Lo sfruttamento si nutre dell’ignoranza, da sempre, lo sappiamo.

Quando la Scuola di Francoforte teorizzò l’Industria Culturale, aggiunse alla denuncia di questo fenomeno il fatto che l’ignoranza e la vendita sarebbero stati perpetrati dallo stesso strumento: i media.
Allora era la tv, oggi i social, ma la dinamica è la stessa: perchè tu voglia acquistare, ti racconto – e con parole sfavillanti – un mondo fittizio a cui farti aspirare.
Al danno della manipolazione si aggiunge la perdita dell’alternativa tradizionale, di solito molto più genuina, per cui dimentichi come si fa, che sapore aveva e perchè era importante.

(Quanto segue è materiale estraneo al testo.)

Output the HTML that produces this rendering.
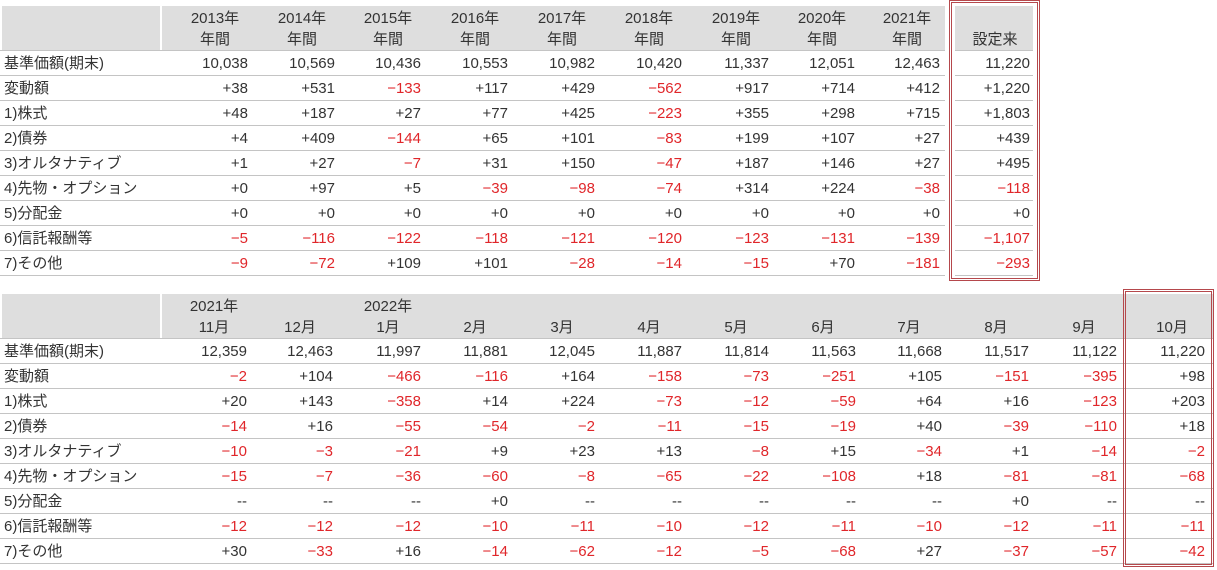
<!DOCTYPE html>
<html><head><meta charset="utf-8">
<style>
body{margin:0;width:1217px;height:570px;background:#fff;position:relative;overflow:hidden;font-family:"Liberation Sans","Noto Sans CJK JP",sans-serif;font-size:15px;color:#333}
.c{position:absolute;height:25px;line-height:25px;white-space:nowrap}
.r{text-align:right}.ctr{text-align:center}
.neg{color:#e0262a}
.hd{position:absolute;background:#dedede}
.ln{position:absolute;height:1px;background:#c4c4c4}
.box{position:absolute;border:3px double #b5484c;box-sizing:border-box}
</style></head><body>
<div id="root"></div>
<script>
const rowLabels=["基準価額(期末)","変動額","1)株式","2)債券","3)オルタナティブ","4)先物・オプション","5)分配金","6)信託報酬等","7)その他"];
const annualYears=["2013年","2014年","2015年","2016年","2017年","2018年","2019年","2020年","2021年"];
const annualValues=[
["10,038","10,569","10,436","10,553","10,982","10,420","11,337","12,051","12,463"],
["+38","+531","-133","+117","+429","-562","+917","+714","+412"],
["+48","+187","+27","+77","+425","-223","+355","+298","+715"],
["+4","+409","-144","+65","+101","-83","+199","+107","+27"],
["+1","+27","-7","+31","+150","-47","+187","+146","+27"],
["+0","+97","+5","-39","-98","-74","+314","+224","-38"],
["+0","+0","+0","+0","+0","+0","+0","+0","+0"],
["-5","-116","-122","-118","-121","-120","-123","-131","-139"],
["-9","-72","+109","+101","-28","-14","-15","+70","-181"]];
const sinceInception=["11,220","+1,220","+1,803","+439","+495","-118","+0","-1,107","-293"];
const monthTop=["2021年","","2022年","","","","","","","","",""];
const monthLabels=["11月","12月","1月","2月","3月","4月","5月","6月","7月","8月","9月","10月"];
const monthValues=[
["12,359","12,463","11,997","11,881","12,045","11,887","11,814","11,563","11,668","11,517","11,122","11,220"],
["-2","+104","-466","-116","+164","-158","-73","-251","+105","-151","-395","+98"],
["+20","+143","-358","+14","+224","-73","-12","-59","+64","+16","-123","+203"],
["-14","+16","-55","-54","-2","-11","-15","-19","+40","-39","-110","+18"],
["-10","-3","-21","+9","+23","+13","-8","+15","-34","+1","-14","-2"],
["-15","-7","-36","-60","-8","-65","-22","-108","+18","-81","-81","-68"],
["--","--","--","+0","--","--","--","--","--","+0","--","--"],
["-12","-12","-12","-10","-11","-10","-12","-11","-10","-12","-11","-11"],
["+30","-33","+16","-14","-62","-12","-5","-68","+27","-37","-57","-42"]];
const root=document.getElementById('root');
function add(cls,x,y,w,h,txt){const d=document.createElement('div');d.className=cls;d.style.left=x+'px';d.style.top=y+'px';if(w!=null)d.style.width=w+'px';if(h!=null)d.style.height=h+'px';if(txt!=null)d.textContent=txt;root.appendChild(d);return d;}
function fmt(v){return v.startsWith('-')&&v!=='--'?'−'+v.slice(1):v;}
function table(y0,rights,colW,headTop,headBot,vals,extra){
 const hy=y0,hh=44,by=y0+45;
 let e=add('hd',2,hy,158,hh);
 
 
 const lastR=extra?extra.tableEnd:rights[rights.length-1]+4;
 e=add('hd',162,hy,lastR-162,hh);
 
 
 rights.forEach((r,i)=>{
  const x=r-colW;
  e=add('c ctr',x+10,hy,colW,null,headTop[i]);
  
  
  e=add('c ctr',x+10,hy+21,colW,null,headBot[i]);
  
  
 });
 e=add('ln',0,hy+hh,lastR,1);
 
 
 rowLabels.forEach((lab,ri)=>{
  const y=by+ri*25;
  e=add('c',4,y,null,null,lab);
  
  
  vals[ri].forEach((v,ci)=>{
   e=add('c r'+(v.startsWith('-')&&v!=='--'?' neg':''),rights[ci]-colW,y,colW,null,fmt(v));
   
   
  });
  e=add('ln',0,y+24,lastR,1);
  
  
 });
}
// top table
table(6,[248,335,421,508,595,682,769,855,940],86,annualYears,annualYears.map(()=>"年間"),vals=annualValues,{tableEnd:945});
// since inception column
let e=add('hd',955,6,78,44);


e=add('c ctr',955,27,80,null,'設定来');


e=add('ln',955,50,78,1);


sinceInception.forEach((v,ri)=>{
 const y=51+ri*25;
 e=add('c r'+(v.startsWith('-')?' neg':''),950,y,80,null,fmt(v));
 
 
 e=add('ln',955,y+24,78,1);
 
 
});
e=add('box',949,0,91,281);


// bottom table
table(294,[247,333,421,508,595,682,769,856,942,1029,1117,1205],86,monthTop,monthLabels,monthValues,{tableEnd:1213});
e=add('box',1123,289,91,278);


</script>
</body></html>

E questo è lo svuotamento di senso che dobbiamo combattere.

Questa situazione fa proliferare l’appropriazione culturale: quel fenomeno per cui prendi i tratti, lo stile, i contenuti di una cultura che non ti appartiene (ad esempio, quella dei nativi americani o la cultura contadina) e li usi per attirare il favore delle persone legate a quella cultura.

Ormai è all’ordine del giorno per cui nemmeno ci indigniamo più, ma se le grandi industrie si appropriano delle tematiche del piccolo agricoltore parlando di biodiversità, sostenibilità ed ecologia, di fatto gli toglie gli strumenti per esprimersi e li svaluta.

Ancora una volta l’unica arma per difendersi è la conoscenza.
Conoscere a fondo la propria realtà vuol dire accedere a qualcosa a cui l’azione massificante dell’industria non può arrivare. Di fatto l’autenticità vera rimane uno dei pochissimi vantaggi competitivi.